The city’s development graph will take a nosedive if the projections made in the report turn out to be true. Wild overspending, recessionary trend, and increase in salaries of civic employees have taken a huge toll on the coffers of the BMC, the richest municipal corporation in the country. To cope with the deficit staring it in the face, the BMC has imposed cuts in expenditure. Some big-budget infrastructure projects have been postponed.
Tabling a report on the present financial position, and what it is likely to be in future, the finance department of the BMC has predicted that the civic body’s income would fail to match its expenditure at least till 2014. This is especially grim as the department has not forecast any increase in capital expenditure in the intervening period. The deficit will grow with every passing year during this period.

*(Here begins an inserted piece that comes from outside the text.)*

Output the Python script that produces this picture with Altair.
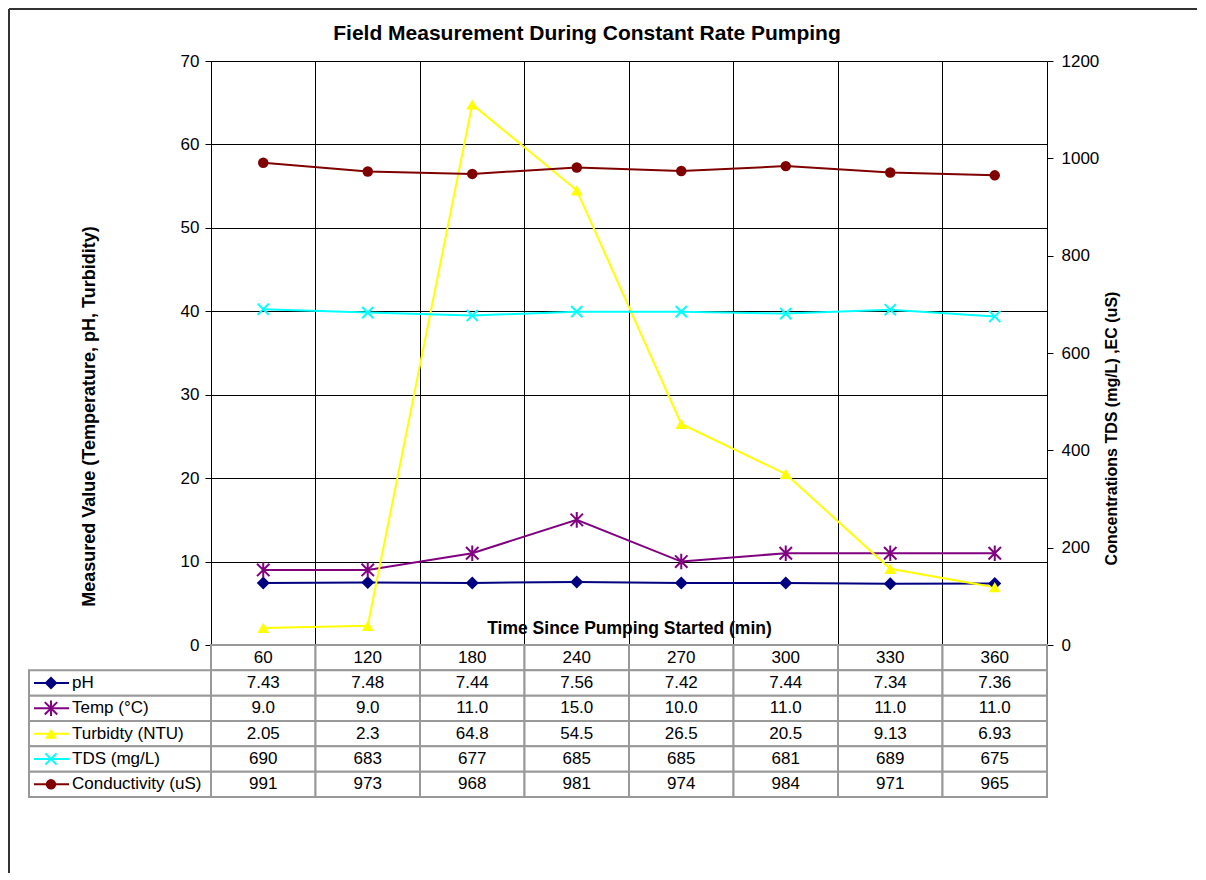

“The BMC has revised the grades of its employees to pay them on a par with the sixth pay commission recommendations. For this, the revenue expenditure will keep rising for the next three years. Conversely, the recession has left a big hole in the BMC’s income from sources, such as octroi and development plan receipts,” the report said. It will be another two years before the civic body’s income from these sources will improve. If there is no augmentation in sources of the BMC revenue, and the expenditure pattern do not change, the deficit will even out only after 2015, it added.
The finance department has projected the revenue income to grow by 5% every year, and the corresponding revenue expenditure to go up by 10%. To overcome the deficit, the BMC has plans to raise soft loans against deposits for special funds.